Exercise goal = Track down each line that has the word "with" and copy it.

Dataset records =
+-------+

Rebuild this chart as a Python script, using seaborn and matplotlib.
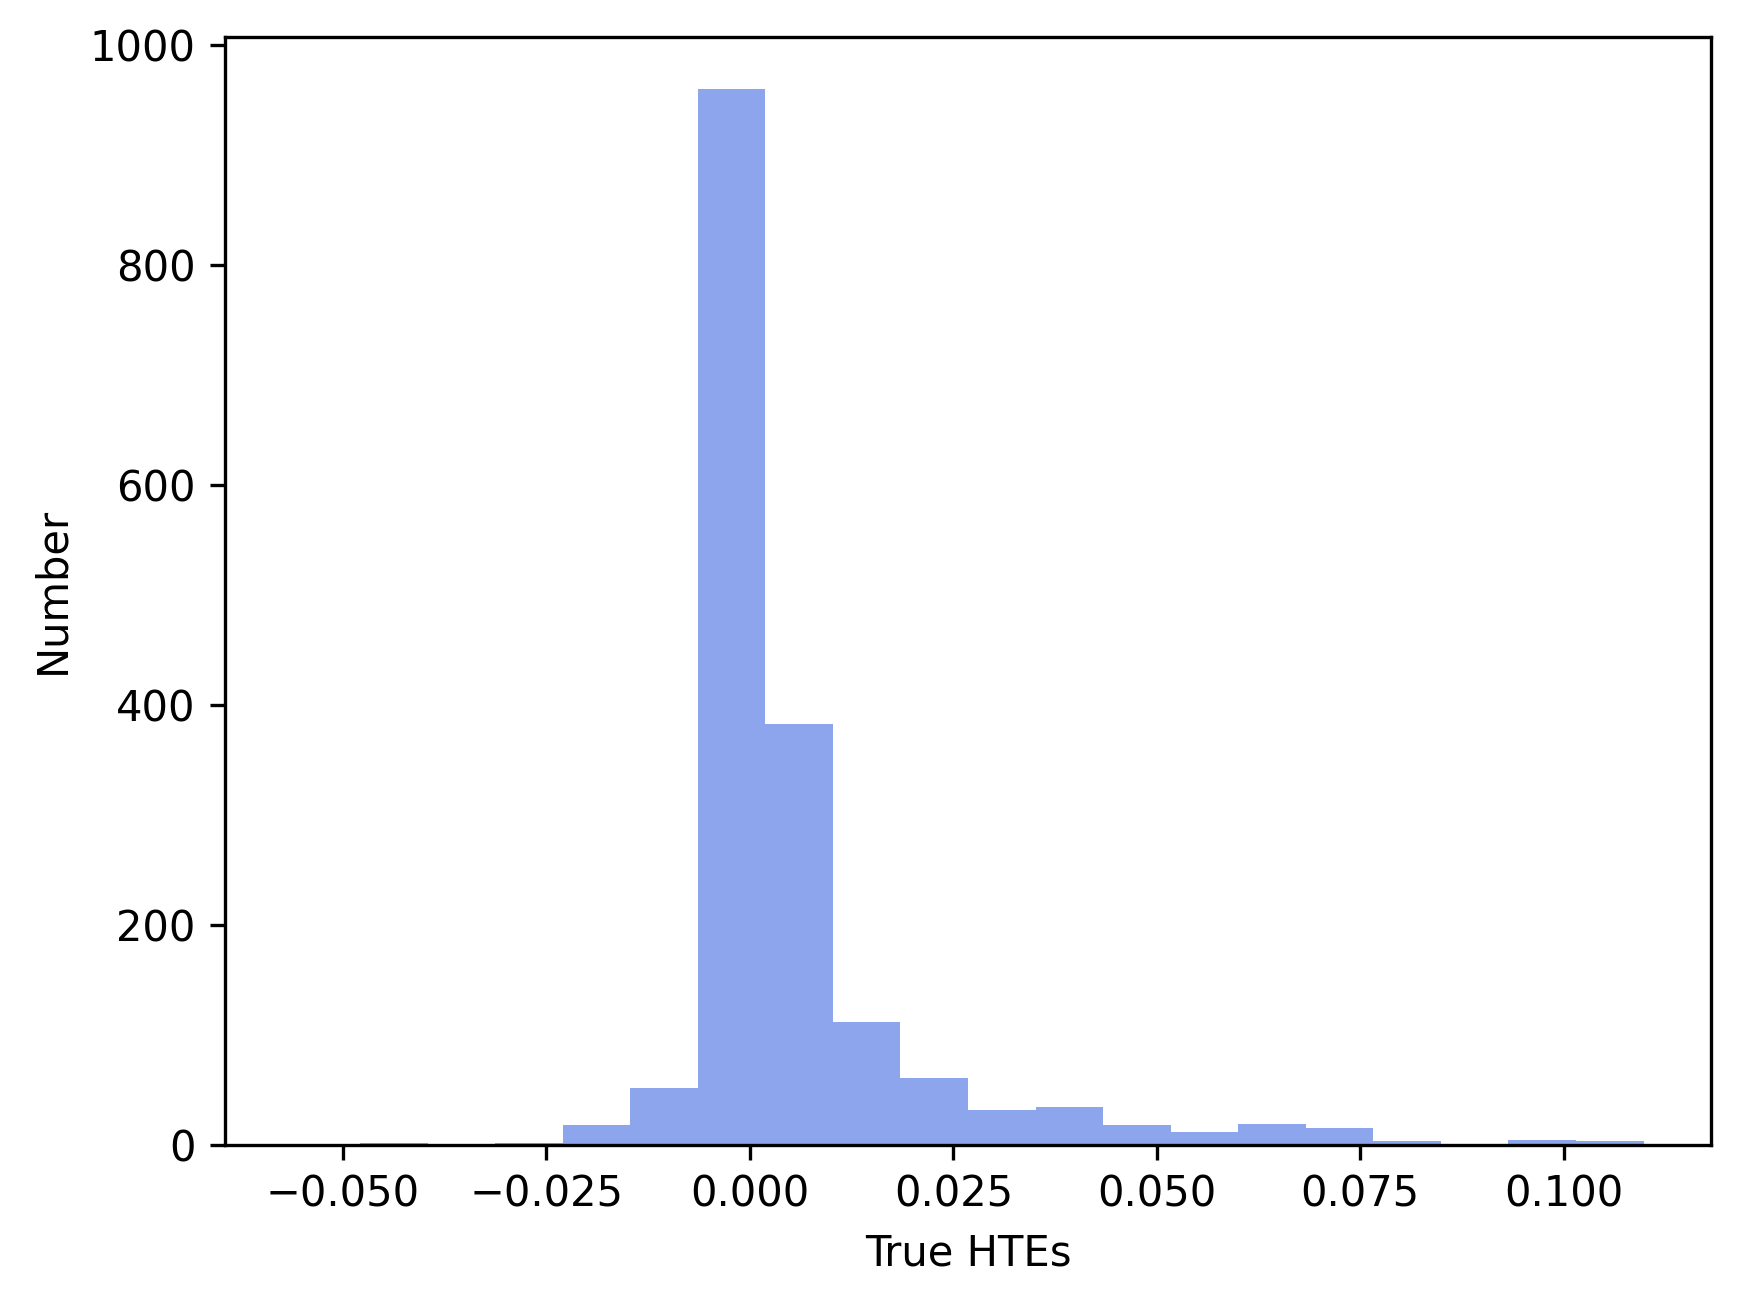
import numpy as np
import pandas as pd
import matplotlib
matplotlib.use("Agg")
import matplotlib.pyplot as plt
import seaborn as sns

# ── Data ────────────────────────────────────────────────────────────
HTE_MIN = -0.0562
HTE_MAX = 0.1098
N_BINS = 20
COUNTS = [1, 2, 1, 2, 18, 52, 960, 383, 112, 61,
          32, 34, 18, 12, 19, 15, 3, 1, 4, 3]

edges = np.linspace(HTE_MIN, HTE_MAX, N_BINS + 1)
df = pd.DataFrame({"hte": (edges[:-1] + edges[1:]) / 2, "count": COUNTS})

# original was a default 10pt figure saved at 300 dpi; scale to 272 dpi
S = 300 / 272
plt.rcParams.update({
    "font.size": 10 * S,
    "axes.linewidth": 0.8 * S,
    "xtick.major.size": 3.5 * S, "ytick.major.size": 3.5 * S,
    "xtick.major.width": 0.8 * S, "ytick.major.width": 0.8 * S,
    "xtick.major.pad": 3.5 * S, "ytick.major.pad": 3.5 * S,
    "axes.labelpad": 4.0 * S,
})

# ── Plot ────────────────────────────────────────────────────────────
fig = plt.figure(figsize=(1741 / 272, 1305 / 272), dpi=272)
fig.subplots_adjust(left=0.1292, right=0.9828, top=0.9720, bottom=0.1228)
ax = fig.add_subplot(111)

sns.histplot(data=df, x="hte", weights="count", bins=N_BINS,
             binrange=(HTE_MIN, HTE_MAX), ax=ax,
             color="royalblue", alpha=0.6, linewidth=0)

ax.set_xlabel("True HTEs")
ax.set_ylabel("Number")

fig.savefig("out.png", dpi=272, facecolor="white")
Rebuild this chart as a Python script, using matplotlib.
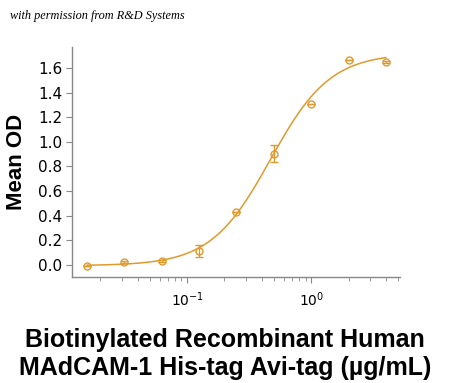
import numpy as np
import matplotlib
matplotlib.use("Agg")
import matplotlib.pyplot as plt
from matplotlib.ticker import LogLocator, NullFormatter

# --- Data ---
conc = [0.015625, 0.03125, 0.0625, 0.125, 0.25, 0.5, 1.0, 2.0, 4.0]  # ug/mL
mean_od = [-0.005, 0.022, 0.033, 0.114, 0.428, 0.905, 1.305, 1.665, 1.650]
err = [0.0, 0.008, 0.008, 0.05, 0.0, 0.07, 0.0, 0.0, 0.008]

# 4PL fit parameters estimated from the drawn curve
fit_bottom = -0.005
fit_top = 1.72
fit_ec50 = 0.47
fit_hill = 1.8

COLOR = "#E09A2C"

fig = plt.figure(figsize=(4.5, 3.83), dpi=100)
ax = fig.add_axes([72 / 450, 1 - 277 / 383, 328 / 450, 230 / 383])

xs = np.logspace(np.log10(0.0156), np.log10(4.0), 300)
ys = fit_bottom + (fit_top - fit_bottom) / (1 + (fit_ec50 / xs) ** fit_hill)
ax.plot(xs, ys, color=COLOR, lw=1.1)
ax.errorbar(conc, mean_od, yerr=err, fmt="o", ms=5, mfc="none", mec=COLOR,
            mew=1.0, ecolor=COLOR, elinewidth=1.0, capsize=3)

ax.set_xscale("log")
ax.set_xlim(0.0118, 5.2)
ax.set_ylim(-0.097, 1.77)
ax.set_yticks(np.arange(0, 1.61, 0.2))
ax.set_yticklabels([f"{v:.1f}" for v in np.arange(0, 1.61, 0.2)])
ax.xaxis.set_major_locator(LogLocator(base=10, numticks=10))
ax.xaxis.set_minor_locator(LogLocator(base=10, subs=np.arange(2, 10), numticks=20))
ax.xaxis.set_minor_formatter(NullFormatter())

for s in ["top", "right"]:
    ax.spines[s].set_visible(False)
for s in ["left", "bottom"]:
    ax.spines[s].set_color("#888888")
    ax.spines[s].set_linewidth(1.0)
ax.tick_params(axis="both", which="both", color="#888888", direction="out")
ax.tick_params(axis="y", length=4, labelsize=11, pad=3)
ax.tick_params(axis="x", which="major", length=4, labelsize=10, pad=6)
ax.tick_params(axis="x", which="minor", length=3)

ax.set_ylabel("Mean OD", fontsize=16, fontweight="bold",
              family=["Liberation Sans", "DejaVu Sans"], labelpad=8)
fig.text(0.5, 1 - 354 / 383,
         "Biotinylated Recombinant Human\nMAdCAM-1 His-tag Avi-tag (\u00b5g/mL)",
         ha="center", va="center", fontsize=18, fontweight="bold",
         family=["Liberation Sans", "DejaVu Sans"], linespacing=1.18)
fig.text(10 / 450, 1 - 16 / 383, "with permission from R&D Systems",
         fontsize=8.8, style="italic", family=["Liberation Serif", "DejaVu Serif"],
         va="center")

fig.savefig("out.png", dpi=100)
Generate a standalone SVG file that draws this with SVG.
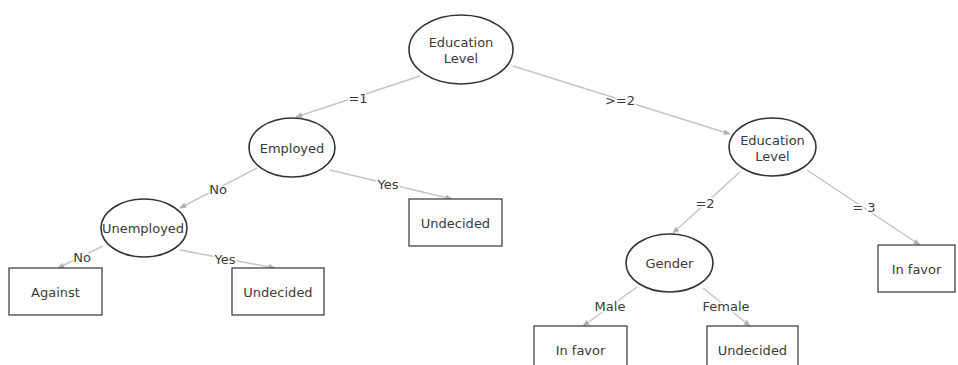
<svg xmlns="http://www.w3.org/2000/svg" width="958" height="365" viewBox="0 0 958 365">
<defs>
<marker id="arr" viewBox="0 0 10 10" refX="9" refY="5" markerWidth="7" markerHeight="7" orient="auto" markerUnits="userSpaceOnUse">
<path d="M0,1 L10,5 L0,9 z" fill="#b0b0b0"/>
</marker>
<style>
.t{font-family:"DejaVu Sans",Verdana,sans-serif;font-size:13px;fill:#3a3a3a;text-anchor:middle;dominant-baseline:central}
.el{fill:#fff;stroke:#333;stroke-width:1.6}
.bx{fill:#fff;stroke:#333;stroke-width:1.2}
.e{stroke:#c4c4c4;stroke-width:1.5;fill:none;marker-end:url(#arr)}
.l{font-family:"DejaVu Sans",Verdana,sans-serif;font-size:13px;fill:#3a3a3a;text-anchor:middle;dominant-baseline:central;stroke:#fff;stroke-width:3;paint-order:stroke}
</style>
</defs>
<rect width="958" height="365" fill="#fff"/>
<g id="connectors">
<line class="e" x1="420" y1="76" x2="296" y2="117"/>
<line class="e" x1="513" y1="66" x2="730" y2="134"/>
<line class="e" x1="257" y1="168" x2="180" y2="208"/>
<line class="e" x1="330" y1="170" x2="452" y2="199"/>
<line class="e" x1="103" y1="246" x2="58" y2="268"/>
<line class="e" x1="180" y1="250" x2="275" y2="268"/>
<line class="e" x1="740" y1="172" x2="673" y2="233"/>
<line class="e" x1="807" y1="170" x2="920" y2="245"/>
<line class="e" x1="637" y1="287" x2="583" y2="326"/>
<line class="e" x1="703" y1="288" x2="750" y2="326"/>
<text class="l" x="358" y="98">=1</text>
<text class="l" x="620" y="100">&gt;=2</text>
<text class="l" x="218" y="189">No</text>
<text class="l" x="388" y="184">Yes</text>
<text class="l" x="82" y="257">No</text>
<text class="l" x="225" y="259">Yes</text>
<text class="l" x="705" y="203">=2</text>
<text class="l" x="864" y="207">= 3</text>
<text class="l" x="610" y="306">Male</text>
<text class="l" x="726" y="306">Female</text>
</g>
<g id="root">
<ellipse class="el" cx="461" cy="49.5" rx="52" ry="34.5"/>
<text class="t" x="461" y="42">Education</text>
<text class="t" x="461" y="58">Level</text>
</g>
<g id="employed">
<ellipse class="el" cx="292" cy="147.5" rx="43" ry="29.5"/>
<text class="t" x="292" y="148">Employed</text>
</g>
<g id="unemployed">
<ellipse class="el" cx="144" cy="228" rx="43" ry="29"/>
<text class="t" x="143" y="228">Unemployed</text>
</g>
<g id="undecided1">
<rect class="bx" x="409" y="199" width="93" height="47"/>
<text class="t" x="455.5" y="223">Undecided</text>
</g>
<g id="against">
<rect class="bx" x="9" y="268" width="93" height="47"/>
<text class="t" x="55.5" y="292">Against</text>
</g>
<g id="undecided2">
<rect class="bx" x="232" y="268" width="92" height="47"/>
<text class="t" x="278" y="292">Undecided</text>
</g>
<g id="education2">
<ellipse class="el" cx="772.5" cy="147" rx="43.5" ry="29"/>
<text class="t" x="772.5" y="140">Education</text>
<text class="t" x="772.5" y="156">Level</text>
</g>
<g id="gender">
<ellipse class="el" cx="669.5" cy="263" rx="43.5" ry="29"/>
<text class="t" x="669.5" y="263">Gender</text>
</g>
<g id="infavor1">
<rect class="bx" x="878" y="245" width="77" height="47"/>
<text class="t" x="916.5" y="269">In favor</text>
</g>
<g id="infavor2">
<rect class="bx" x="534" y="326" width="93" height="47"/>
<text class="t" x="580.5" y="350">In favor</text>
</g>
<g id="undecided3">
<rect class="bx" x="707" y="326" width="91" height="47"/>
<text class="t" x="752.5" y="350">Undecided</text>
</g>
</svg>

+-------+

Result below =
fig.text(10 / 450, 1 - 16 / 383, "with permission from R&D Systems",
Generate a standalone SVG file that draws this with SVG.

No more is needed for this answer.